Following the previous post where the situation between the traditional sectors and the new digital platforms of Uber or Cabify type transport services was analyzed, this post will reflect on the situation of the digital platforms of tourist accommodation type Airbnb or HomeAway.
In this sense, there are several regulations that regulate tourist dwellings: regional regulations insofar as they regulate tourism, local regulations insofar as they regulate the urban planning of each municipality, and state regulations on tax matters.
Thus, recently in December 2017, the Ministry of Finance approved a decree that establishes obligations for digital hosting platforms by having to transfer data on the providers of such platforms to the public administration in order to control their compliance with their tax obligations.

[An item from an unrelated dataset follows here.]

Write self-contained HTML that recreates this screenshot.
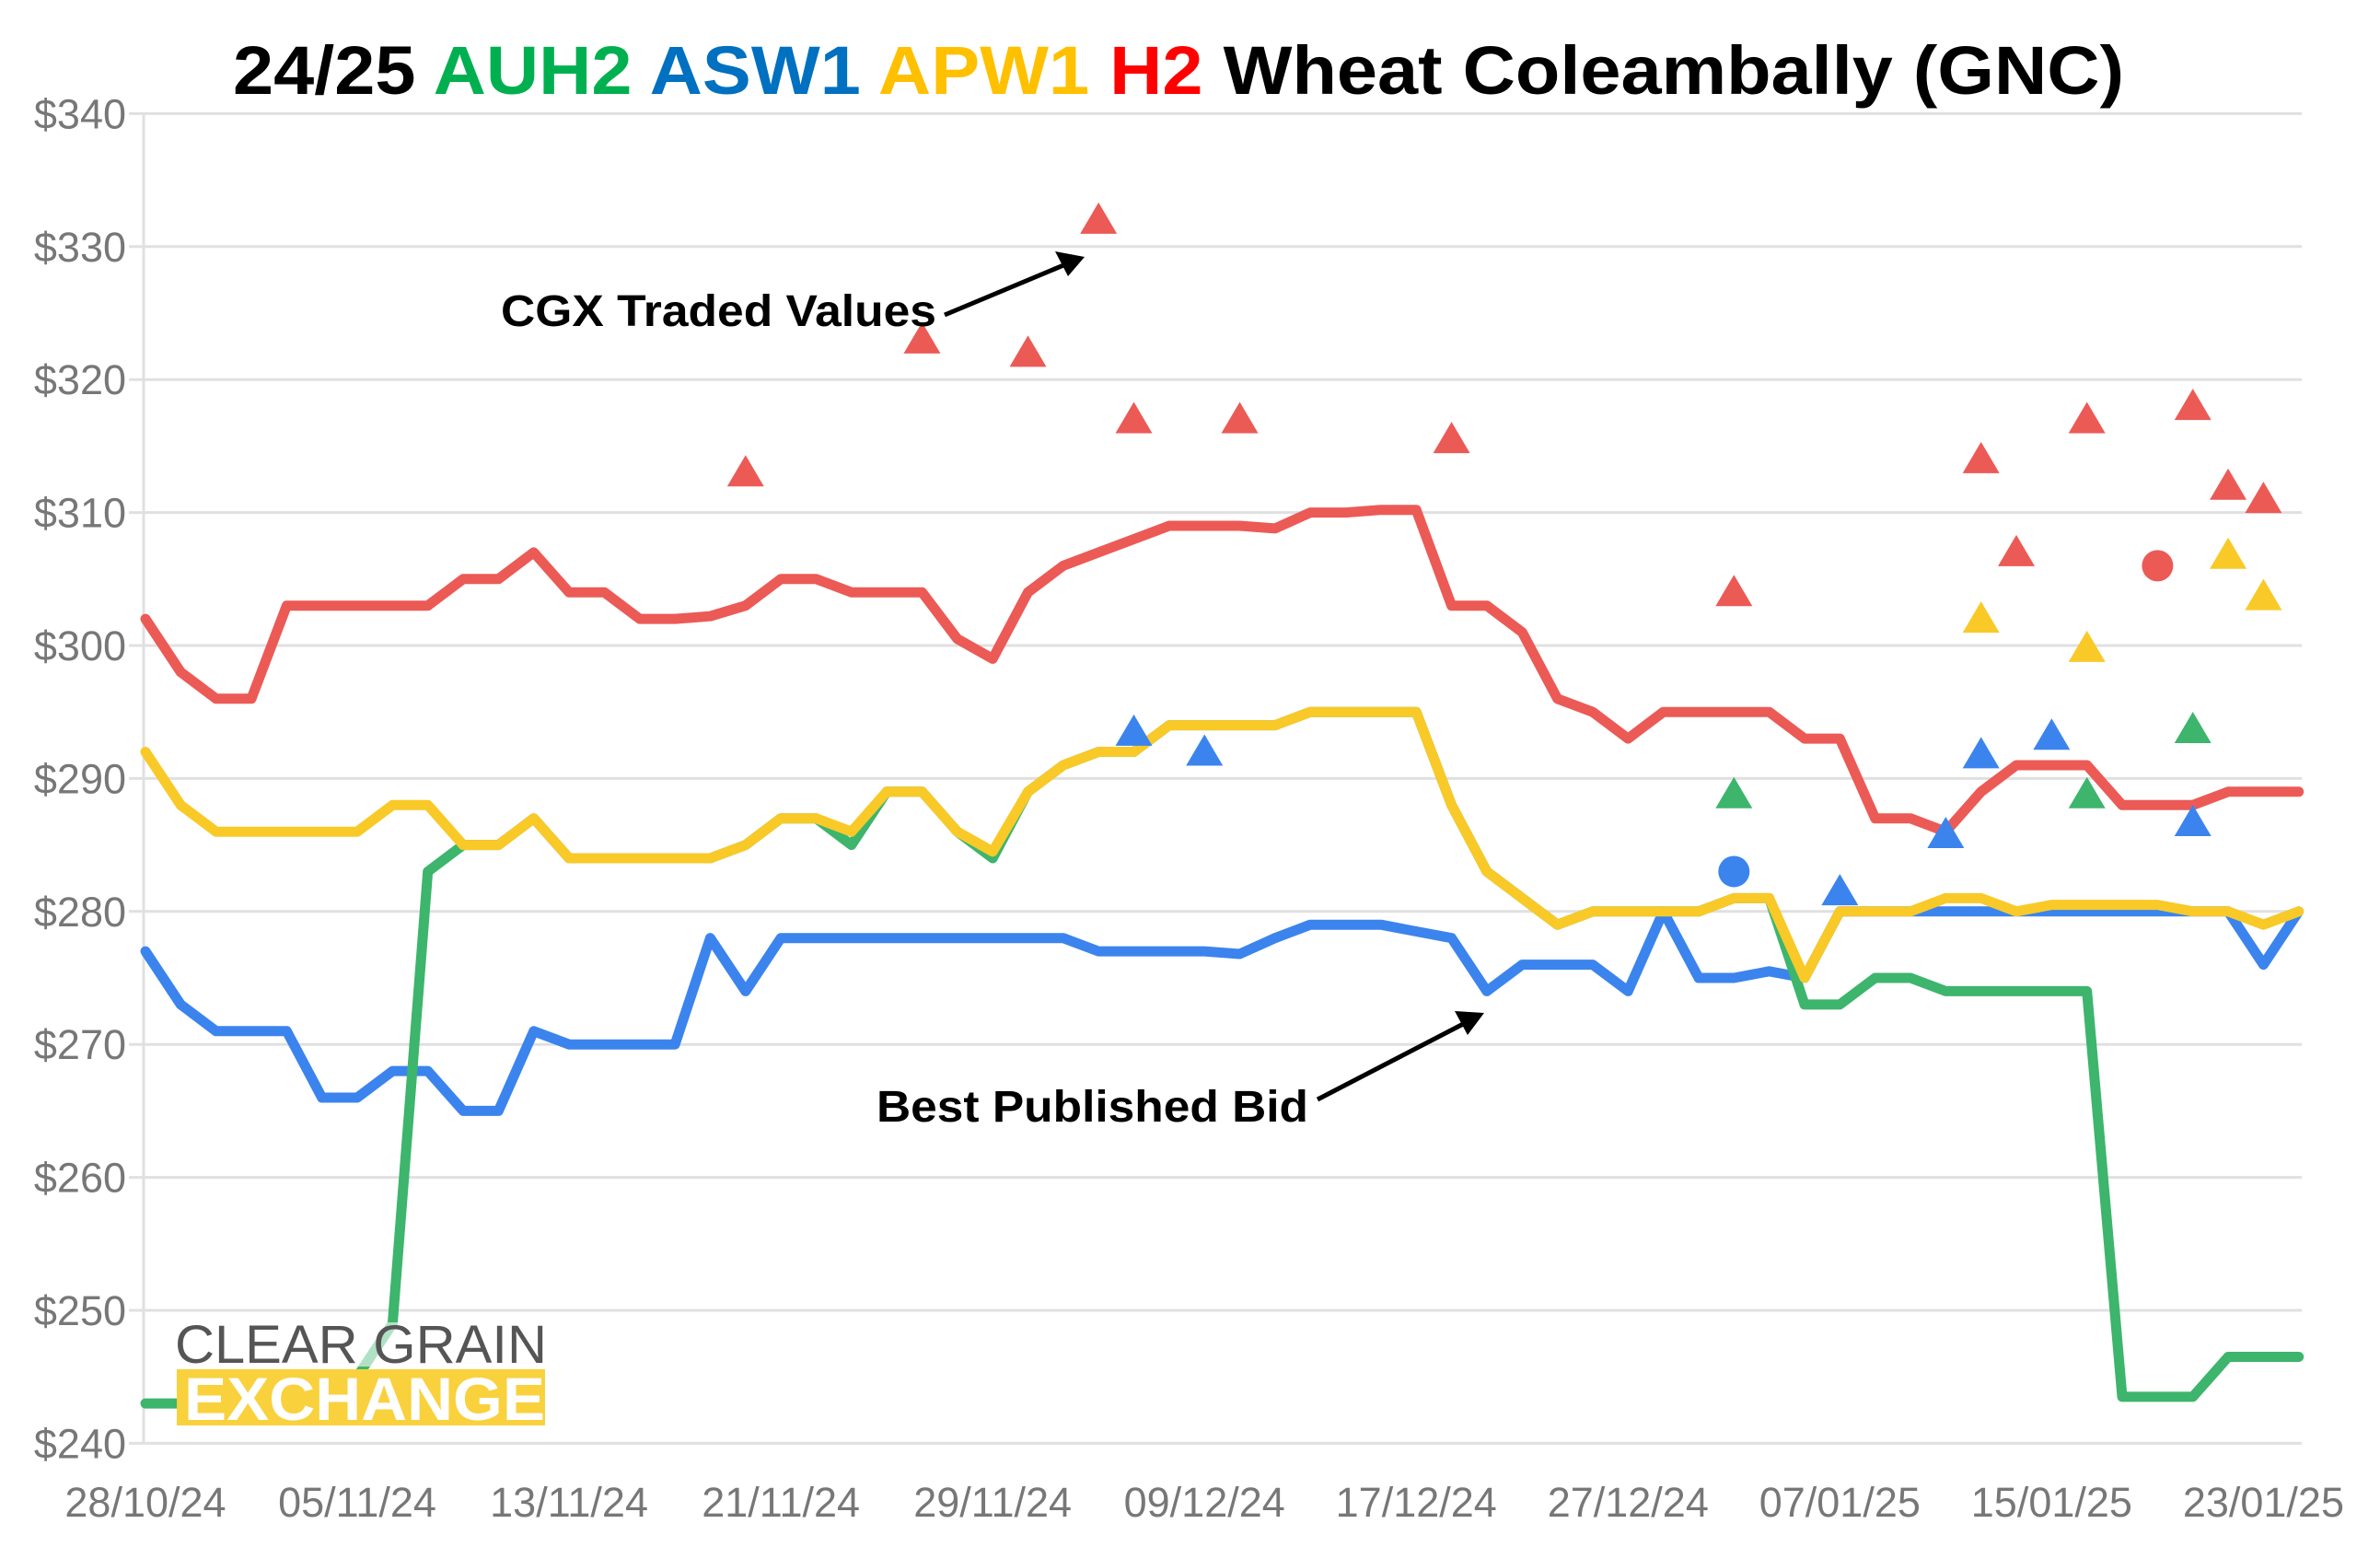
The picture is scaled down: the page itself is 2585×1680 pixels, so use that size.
<!DOCTYPE html>
<html><head><meta charset="utf-8">
<style>
html,body{margin:0;padding:0;background:#fff;}
svg{display:block;}
text{font-family:"Liberation Sans",Arial,sans-serif;}
</style></head>
<body>
<svg id="chart" width="2585" height="1680" viewBox="0 0 2585 1680" xmlns="http://www.w3.org/2000/svg">
<rect width="2585" height="1680" fill="#fff"/>
<text x="1280" y="102" text-anchor="middle" font-size="74" font-weight="bold" fill="#000" textLength="2054" lengthAdjust="spacingAndGlyphs">24/25 <tspan fill="#00B050">AUH2</tspan> <tspan fill="#0070C0">ASW1</tspan> <tspan fill="#FFC000">APW1</tspan> <tspan fill="#FF0000">H2</tspan> Wheat Coleambally (GNC)</text>
<g id="grid"></g>
<g id="ylabels"></g>
<g id="xlabels"></g>
<g id="lines"></g>
<g id="markers"></g>
<g id="logo">
<rect x="192" y="1436" width="400" height="48" fill="#fff" opacity="0.6"/>
<text x="190" y="1480" font-size="58" fill="#555" textLength="404" lengthAdjust="spacingAndGlyphs">CLEAR GRAIN</text>
<rect x="192" y="1487" width="400" height="61" fill="#F9D13D"/>
<text x="200" y="1542" font-size="66" font-weight="bold" fill="#fff" textLength="392" lengthAdjust="spacingAndGlyphs">EXCHANGE</text>
</g>
<g>
<text x="544" y="354" font-size="48" font-weight="bold" fill="#000" textLength="473" lengthAdjust="spacingAndGlyphs">CGX Traded Values</text>
<line x1="1026" y1="342" x2="1160" y2="286" stroke="#000" stroke-width="5"/>
<polygon points="1178,279 1146,273 1160,300" fill="#000"/>
<text x="952" y="1218" font-size="48" font-weight="bold" fill="#000" textLength="469" lengthAdjust="spacingAndGlyphs">Best Published Bid</text>
<line x1="1431" y1="1194" x2="1595" y2="1109" stroke="#000" stroke-width="5"/>
<polygon points="1612,1100 1580,1098 1594,1124" fill="#000"/>
</g>
</svg>
<script>
const yTicks = [240,250,260,270,280,290,300,310,320,330,340];
const xTickLabels = ["28/10/24","05/11/24","13/11/24","21/11/24","29/11/24","09/12/24","17/12/24","27/12/24","07/01/25","15/01/25","23/01/25"];
const h2Bid = [302,298,296,296,303,303,303,303,303,305,305,307,304,304,302,302,302.2,303,305,305,304,304,304,300.5,299,304,306,307,308,309,309,309,308.8,310,310,310.2,310.2,303,303,301,296,295,293,295,295,295,295,293,293,287,287,286,289,291,291,291,288,288,288,289,289,289];
const apw1Bid = [292,288,286,286,286,286,286,288,288,285,285,287,284,284,284,284,284,285,287,287,286,289,289,286,284.5,289,291,292,292,294,294,294,294,295,295,295,295,288,283,281,279,280,280,280,280,281,281,275,280,280,280,281,281,280,280.5,280.5,280.5,280.5,280,280,279,280];
const auh2Bid = [243,243,244,245,245,245,245,249,283,285,285,287,284,284,284,284,284,285,287,287,285,289,289,286,284,289,291,292,292,294,294,294,294,295,295,295,295,288,283,281,279,280,280,280,280,281,281,273,273,275,275,274,274,274,274,274,243.5,243.5,243.5,246.5,246.5,246.5];
const asw1Bid = [277,273,271,271,271,266,266,268,268,265,265,271,270,270,270,270,278,274,278,278,278,278,278,278,278,278,278,277,277,277,277,276.8,278,279,279,279,278.5,278,274,276,276,276,274,280,275,275,275.5,275,280,280,280,280,280,280,280,280,280,280,280,280,276,280];
const h2TradeIdx = [17,22,25,27,28,31,37,45,52,53,55,58,59,60];
const h2TradeVal = [313,323,322,332,317,317,315.5,304,314,307,317,318,312,311];
const h2CircleIdx = [57];
const h2CircleVal = [306];
const asw1TradeIdx = [28,30,48,51,52,54,58];
const asw1TradeVal = [293.5,292,281.5,285.8,291.8,293.2,286.7];
const asw1CircleIdx = [45];
const asw1CircleVal = [283];
const auh2TradeIdx = [45,55,58];
const auh2TradeVal = [288.8,288.8,293.7];
const apw1TradeIdx = [52,55,59,60];
const apw1TradeVal = [302,299.8,306.8,303.7];

const NS = "http://www.w3.org/2000/svg";
function X(i){ return 158 + i*38.34; }
function Y(v){ return 701 - (v-300)*14.44; }
function mk(tag, attrs, parent){ const e=document.createElementNS(NS,tag); for(const k in attrs) e.setAttribute(k,attrs[k]); parent.appendChild(e); return e; }

const grid=document.getElementById('grid'), yl=document.getElementById('ylabels'), xl=document.getElementById('xlabels');
yTicks.forEach(t=>{
  const l=mk('line',{x1:140,x2:2500,y1:Y(t),y2:Y(t),stroke:'#e0e0e0','stroke-width':3},grid);
  
  
  const tx=mk('text',{x:137,y:Y(t)+16,'text-anchor':'end','font-size':45,fill:'#777'},yl);
  tx.textContent='$'+t;
  
  
});
const ax=mk('line',{x1:156,x2:156,y1:Y(340),y2:Y(240),stroke:'#e0e0e0','stroke-width':3},grid);


xTickLabels.forEach((s,k)=>{
  const tx=mk('text',{x:X(k*6),y:1647,'text-anchor':'middle','font-size':45,fill:'#777'},xl);
  tx.textContent=s;
  
  
});

const lines=document.getElementById('lines');
function drawLine(arr,color,name){
  const d=arr.map((v,i)=>(i?'L':'M')+X(i).toFixed(1)+','+Y(v).toFixed(1)).join(' ');
  const p=mk('path',{d:d,fill:'none',stroke:color,'stroke-width':11,'stroke-linejoin':'round','stroke-linecap':'round'},lines);
  
  
}
drawLine(h2Bid,'#EC5A56','h2-bid-line');
drawLine(asw1Bid,'#3B84EE','asw1-bid-line');
drawLine(auh2Bid,'#3DB56C','auh2-bid-line');
drawLine(apw1Bid,'#F9C928','apw1-bid-line');

const markers=document.getElementById('markers');
function tri(idx,vals,color,name){
  idx.forEach((ix,k)=>{
    const x=X(ix), y=Y(vals[k]);
    const p=mk('polygon',{points:`${x},${y-19} ${x-20},${y+15} ${x+20},${y+15}`,fill:color},markers);
    
    
  });
}
function circ(idx,vals,color,name){
  idx.forEach((ix,k)=>{
    const c=mk('circle',{cx:X(ix),cy:Y(vals[k]),r:17,fill:color},markers);
    
    
  });
}
tri(h2TradeIdx,h2TradeVal,'#EC5A56','h2-trade-marker');
circ(h2CircleIdx,h2CircleVal,'#EC5A56','h2-trade-circle');
tri(asw1TradeIdx,asw1TradeVal,'#3B84EE','asw1-trade-marker');
circ(asw1CircleIdx,asw1CircleVal,'#3B84EE','asw1-trade-circle');
tri(auh2TradeIdx,auh2TradeVal,'#3DB56C','auh2-trade-marker');
tri(apw1TradeIdx,apw1TradeVal,'#F9C928','apw1-trade-marker');
</script>
</body></html>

The platforms argue that they are merely intermediaries and not providers and are therefore reluctant to provide such data: their legal qualification is important in order to see to what extent obligations may or may not be required of them, but it seems logical that, since digitisation allows transactions and exchanges to be traced, such data can be used to reduce tax fraud.
Some of these obligations of the Decree of the Ministry of Finance, however, have been understood by the Spanish competition authorities (CNMC) as disproportionate, in that they would ask the platforms for data that they do not have; other regional competition authorities such as the Catalan one have also expressed themselves in the same way.
The conflict will be resolved in the coming months and we will continue to follow it closely as an example of how an EU Member State is tackling and regulating the new digital platforms.